One of the nation's largest union organizations is gearing up to push several companies, including some of the nation's biggest banks, to split the roles of chairman and chief executive this year.
The pension fund for the American Federation of State, County and Municipal Employees, or Afscme, said Tuesday it had submitted shareholder proposals to split the roles at nine companies it invests in.
Among the chairmen and chief executives it hopes will have only one title next year are Jamie Dimon, the head of JPMorgan Chase & Co., and Lloyd Blankfein, CEO of Goldman Sachs Group Inc.
American Express Co., Janus Capital Group Inc. and Northern Trust Corp. are the other financial firms the union is targeting. Energy explorer Anadarko Petroleum Corp., dairy company Dean Foods Co., health-care firm Johnson & Johnson and defense contractor Lockheed Martin Corp. are also targeted.

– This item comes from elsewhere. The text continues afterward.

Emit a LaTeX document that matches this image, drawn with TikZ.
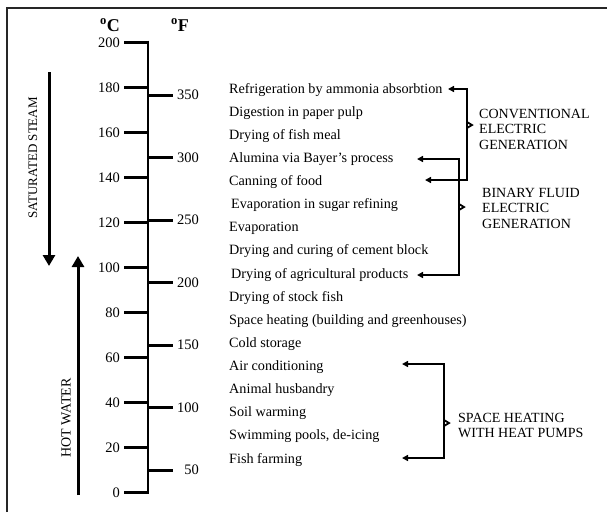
\documentclass[tikz,border=0pt]{standalone}
\usepackage{fontspec}
\setmainfont{Liberation Serif}
\usetikzlibrary{positioning,arrows.meta}
\tikzset{
  frame/.style={line width=1.2pt, black!85},
  axis/.style={line width=2.6pt},
  tick/.style={line width=3pt},
  num/.style={inner sep=0pt, text height=9pt, text depth=0pt, font=\fontsize{14.5}{16}\selectfont},
  head/.style={inner sep=0pt, font=\bfseries\fontsize{18}{18}\selectfont},
  app/.style={anchor=west, inner sep=0pt, text height=8pt, text depth=0pt, font=\fontsize{14.2}{16}\selectfont},
  side/.style={inner sep=0pt, font=\fontsize{13}{15}\selectfont},
  group/.style={anchor=west, align=left, inner sep=0pt, font=\fontsize{14}{15.5}\selectfont},
  flow/.style={line width=3pt, -{Triangle[length=11pt,width=12pt]}},
  bracket/.style={line width=2pt, {Triangle[length=6pt,width=6pt]}-{Triangle[length=6pt,width=6pt]}},
  spike/.style={line width=1.8pt}
}
\begin{document}
\begin{tikzpicture}[x=1pt,y=-1pt]
  \useasboundingbox (0,0) rectangle (607,512);
  \draw[frame] (7,512) -- (7,8) -- (607,8);

  % temperature scale
  \node[head] (degC) at (110,25) {\textsuperscript{o}C};
  \node[head] (degF) at (180,25) {\textsuperscript{o}F};
  \draw[axis] (148,40.5) -- (148,494);
  \foreach \c in {0,20,...,200}{
    \draw[tick] (124,{492.5-2.25*\c}) -- (148,{492.5-2.25*\c});
    \node[num, anchor=east] (c\c) at (120,{492.5-2.25*\c}) {\c};
  }
  \foreach \f in {50,100,...,350}{
    \draw[tick] (148,{492.5-1.25*(\f-32)}) -- (173,{492.5-1.25*(\f-32)});
    \node[num, anchor=east] (f\f) at (199,{492.5-1.25*(\f-32)}) {\f};
  }

  % steam and water
  \coordinate (steamTop) at (49,72);
  \coordinate (steamEnd) at (49,266);
  \draw[flow] (steamTop) -- (steamEnd);
  \node[side, rotate=90] (steam) at (33,158) {SATURATED STEAM};
  \coordinate (waterTop) at (78,256);
  \coordinate (waterEnd) at (78,495);
  \draw[flow] (waterEnd) -- (waterTop);
  \node[side, rotate=90, font=\fontsize{14}{15}\selectfont] (water) at (66,418) {HOT WATER};

  % applications
  \node[app] (app1) at (229,89) {Refrigeration by ammonia absorbtion};
  \node[app] (app2) at (229,112.1) {Digestion in paper pulp};
  \node[app] (app3) at (229,135.3) {Drying of fish meal};
  \node[app] (app4) at (229,158.4) {Alumina via Bayer’s process};
  \node[app] (app5) at (229,181.5) {Canning of food};
  \node[app] (app6) at (231,204.6) {Evaporation in sugar refining};
  \node[app] (app7) at (229,227.8) {Evaporation};
  \node[app] (app8) at (229,250.9) {Drying and curing of cement block};
  \node[app] (app9) at (231,274) {Drying of agricultural products};
  \node[app] (app10) at (229,297.1) {Drying of stock fish};
  \node[app] (app11) at (229,320.3) {Space heating (building and greenhouses)};
  \node[app] (app12) at (229,343.4) {Cold storage};
  \node[app] (app13) at (229,366.5) {Air conditioning};
  \node[app] (app14) at (229,389.6) {Animal husbandry};
  \node[app] (app15) at (229,412.8) {Soil warming};
  \node[app] (app16) at (229,435.9) {Swimming pools, de-icing};
  \node[app] (app17) at (229,459) {Fish farming};

  % conventional electric generation
  \coordinate (convA) at (448,89);
  \coordinate (convB) at (425,180);
  \coordinate (convX) at (467,180);
  \coordinate (convMid) at (467,125);
  \draw[bracket] (convA) -| (convX) -- (convB);
  \draw[spike] (convMid) ++(0,-3) -- ++(5,3) -- ++(-5,3);
  \node[group, right=12pt of convMid, yshift=-4pt] (conv) {CONVENTIONAL\\ELECTRIC\\GENERATION};

  % binary fluid electric generation
  \coordinate (binA) at (417,159);
  \coordinate (binB) at (417,275);
  \coordinate (binX) at (459,275);
  \coordinate (binMid) at (459,207);
  \draw[bracket] (binA) -| (binX) -- (binB);
  \draw[spike] (binMid) ++(0,-3) -- ++(5,3) -- ++(-5,3);
  \node[group, right=23pt of binMid, yshift=-1pt] (binary) {BINARY FLUID\\ELECTRIC\\GENERATION};

  % space heating with heat pumps
  \coordinate (pumpA) at (402,364);
  \coordinate (pumpB) at (402,458);
  \coordinate (pumpX) at (444,458);
  \coordinate (pumpMid) at (444,423);
  \draw[bracket] (pumpA) -| (pumpX) -- (pumpB);
  \draw[spike] (pumpMid) ++(0,-3) -- ++(5,3) -- ++(-5,3);
  \node[group, right=14pt of pumpMid, yshift=-2.5pt] (pumps) {SPACE HEATING\\WITH HEAT PUMPS};
\end{tikzpicture}
\end{document}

The union, which says it has some $850 million in assets and 1.6 million members, also filed proposals for increasing disclosures on lobbying efforts and tax risks at several companies. The union also said it would closely examine executive pay this year.
For JPMorgan, the union said it was time to end Dimon's grip on the company's board and move risk management to the non-executives.

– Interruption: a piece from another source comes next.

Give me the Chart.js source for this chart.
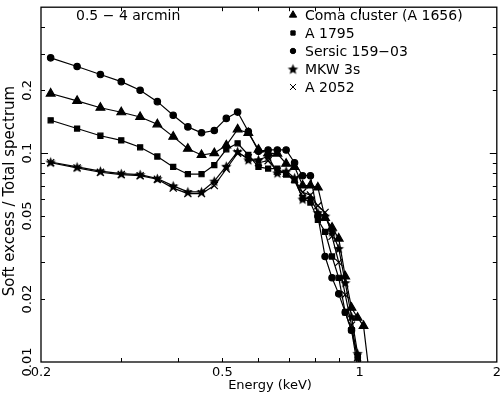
<!DOCTYPE html>
<html>
<head>
<meta charset="utf-8">
<script src="https://cdn.jsdelivr.net/npm/chart.js@4/dist/chart.umd.min.js"></script>
<style>
  html, body { margin: 0; padding: 0; background: #fff; }
  #wrap { width: 504px; height: 397px; }
</style>
</head>
<body>
<div id="wrap"><canvas id="ratioChart" width="504" height="397"></canvas></div>
<script>
// energy bins (keV)
const energy = [0.21, 0.24, 0.27, 0.30, 0.33, 0.36, 0.39, 0.42, 0.45, 0.48,
  0.51, 0.54, 0.57, 0.60, 0.63, 0.66, 0.69, 0.72, 0.75, 0.78,
  0.81, 0.84, 0.87, 0.90, 0.93, 0.96, 0.99, 1.02, 1.05];

// soft excess / total spectrum, 0.5 - 4 arcmin
const coma = [0.193, 0.178, 0.165, 0.157, 0.149, 0.1375, 0.120, 0.105, 0.098, 0.100,
  0.109, 0.130, 0.125, 0.104, 0.100, 0.0996, 0.089, 0.086, 0.070, 0.070,
  0.0685, 0.049, 0.044, 0.039, 0.0257, 0.0182, 0.0163, 0.0149, 0.0088];
const a1795 = [0.1437, 0.1312, 0.1212, 0.1152, 0.1067, 0.0964, 0.0859, 0.0793, 0.0793, 0.0877,
  0.1044, 0.1115, 0.098, 0.086, 0.0844, 0.0844, 0.079, 0.074, 0.061, 0.058,
  0.048, 0.042, 0.032, 0.0253, 0.0173, 0.0142, 0.0105, 0.0075];
const sersic = [0.286, 0.260, 0.238, 0.220, 0.200, 0.1765, 0.152, 0.1336, 0.1252, 0.1284,
  0.1467, 0.1573, 0.127, 0.102, 0.1036, 0.1036, 0.1036, 0.090, 0.078, 0.078,
  0.050, 0.032, 0.0253, 0.0212, 0.0173, 0.0142, 0.0095];
const mkw3s = [0.0907, 0.0859, 0.082, 0.0798, 0.079, 0.0756, 0.0697, 0.0653, 0.0653, 0.0735,
  0.0866, 0.1018, 0.093, 0.093, 0.0965, 0.0805, 0.082, 0.0762, 0.0603, 0.061,
  0.052, 0.050, 0.042, 0.035, 0.024, 0.0165, 0.011, 0.008];
const a2052 = [0.090, 0.085, 0.081, 0.079, 0.078, 0.075, 0.068, 0.064, 0.064, 0.070,
  0.084, 0.100, 0.095, 0.090, 0.092, 0.082, 0.080, 0.075, 0.065, 0.063,
  0.056, 0.052, 0.040, 0.030, 0.021, 0.015, 0.0105, 0.0075];

const xLabels = [0.2, 0.5, 1, 2];
const yLabels = [0.01, 0.02, 0.05, 0.1, 0.2];

const FONT = '"DejaVu Sans", sans-serif';

// filled five-point star marker
function makeStar(r) {
  const c = document.createElement('canvas');
  const s = Math.ceil(r * 2 + 2);
  c.width = s; c.height = s;
  const g = c.getContext('2d');
  g.fillStyle = '#000';
  g.beginPath();
  for (let i = 0; i < 10; i++) {
    const rad = i % 2 ? r * 0.45 : r;
    const a = -Math.PI / 2 + i * Math.PI / 5;
    const px = s / 2 + rad * Math.cos(a), py = s / 2 + 0.6 + rad * Math.sin(a);
    i ? g.lineTo(px, py) : g.moveTo(px, py);
  }
  g.closePath();
  g.fill();
  return c;
}
const starImg = makeStar(5.5);

function pts(vals) {
  return vals.map((v, i) => ({ x: energy[i], y: v }));
}

function series(label, vals, style, radius) {
  return {
    label: label,
    data: pts(vals),
    borderColor: '#000',
    borderWidth: 1.2,
    backgroundColor: '#000',
    pointStyle: style,
    pointRadius: radius,
    pointBackgroundColor: '#000',
    pointBorderColor: '#000',
    pointBorderWidth: 1.2,
    tension: 0
  };
}

const datasets = [
  series('Coma cluster (A 1656)', coma, 'triangle', 5),
  series('A 1795', a1795, 'rect', 3.6),
  series('Sersic 159\u221203', sersic, 'circle', 3.2),
  series('MKW 3s', mkw3s, starImg, 6),
  series('A 2052', a2052, 'crossRot', 5)
];

// frame, inward ticks, labels, legend, note
const pgFrame = {
  id: 'pgFrame',
  afterDatasetsDraw(chart) {
    const ctx = chart.ctx;
    const a = chart.chartArea;
    const xs = chart.scales.x, ys = chart.scales.y;
    ctx.save();
    ctx.strokeStyle = '#000';
    ctx.lineWidth = 1.3;
    ctx.strokeRect(a.left, a.top, a.right - a.left, a.bottom - a.top);

    ctx.lineWidth = 1;
    const xt = [0.3, 0.4, 0.5, 0.6, 0.7, 0.8, 0.9, 1];
    xt.forEach(v => {
      const p = Math.round(xs.getPixelForValue(v)) + 0.5;
      const len = v === 1 ? 7 : 4;
      ctx.beginPath();
      ctx.moveTo(p, a.bottom); ctx.lineTo(p, a.bottom - len);
      ctx.moveTo(p, a.top); ctx.lineTo(p, a.top + len);
      ctx.stroke();
    });
    const yt = [0.02, 0.03, 0.04, 0.05, 0.06, 0.07, 0.08, 0.09, 0.1, 0.2, 0.3, 0.4];
    yt.forEach(v => {
      const p = Math.round(ys.getPixelForValue(v)) + 0.5;
      const len = v === 0.1 ? 7 : 4;
      ctx.beginPath();
      ctx.moveTo(a.left, p); ctx.lineTo(a.left + len, p);
      ctx.moveTo(a.right, p); ctx.lineTo(a.right - len, p);
      ctx.stroke();
    });

    ctx.fillStyle = '#000';
    ctx.font = '13px ' + FONT;
    ctx.textAlign = 'center';
    ctx.textBaseline = 'middle';
    xLabels.forEach(v => {
      ctx.fillText(String(v), xs.getPixelForValue(v), a.bottom + 11);
    });
    yLabels.forEach(v => {
      ctx.save();
      ctx.translate(a.left - 13, ys.getPixelForValue(v));
      ctx.rotate(-Math.PI / 2);
      ctx.fillText(String(v), 0, 0);
      ctx.restore();
    });

    ctx.fillText('Energy (keV)', 270, 386);
    ctx.save();
    ctx.font = '15px ' + FONT;
    ctx.translate(10, 191);
    ctx.rotate(-Math.PI / 2);
    ctx.fillText('Soft excess / Total spectrum', 0, 0);
    ctx.restore();

    ctx.font = '14px ' + FONT;
    ctx.textAlign = 'left';
    ctx.fillText('0.5 \u2212 4 arcmin', 76, 16);

    chart.data.datasets.forEach((ds, i) => {
      const y = 15 + i * 18;
      Chart.helpers.drawPoint(ctx, {
        pointStyle: ds.pointStyle,
        radius: ds.pointRadius * 0.85,
        rotation: 0,
        borderWidth: 1
      }, 293, y);
      ctx.fillText(ds.label, 305, y + 1);
    });
    ctx.restore();
  }
};

new Chart(document.getElementById('ratioChart'), {
  type: 'line',
  data: { datasets: datasets },
  options: {
    responsive: false,
    animation: false,
    devicePixelRatio: 1,
    layout: { padding: { left: 41, right: 5, top: 1, bottom: 35 } },
    plugins: {
      legend: { display: false },
      tooltip: { enabled: false }
    },
    scales: {
      x: { type: 'logarithmic', min: 0.2, max: 2, display: false },
      y: { type: 'logarithmic', min: 0.01, max: 0.5, display: false }
    }
  },
  plugins: [pgFrame]
});
</script>
</body>
</html>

"An independent chair would get JPMorgan executives focused on generating long term value for shareholders, rather than empire building and big bonuses," said Afscme President Gerald W. McEntee.
The proposal has become increasingly common in recent years as board governance experts have pushed for splits. Bank of America Corp. split its roles in the midst of the financial crisis, taking the chairman role away from Kenneth Lewis.
Dimon is widely considered among the strongest banking executives, and a respected voice for the industry as a whole. He faced a similar shareholder proposal at the 2010 annual meeting, a proposal that failed, with 66% of votes tallied against and 34% for.
A JPMorgan spokesman declined to comment Tuesday. In the 2010 proxy, the bank said it doesn't have a set rule on whether or not to have a non-executive chairman. Instead, the bank said, the board selects the best leader for the board, and believed Dimon has "the most effective leadership."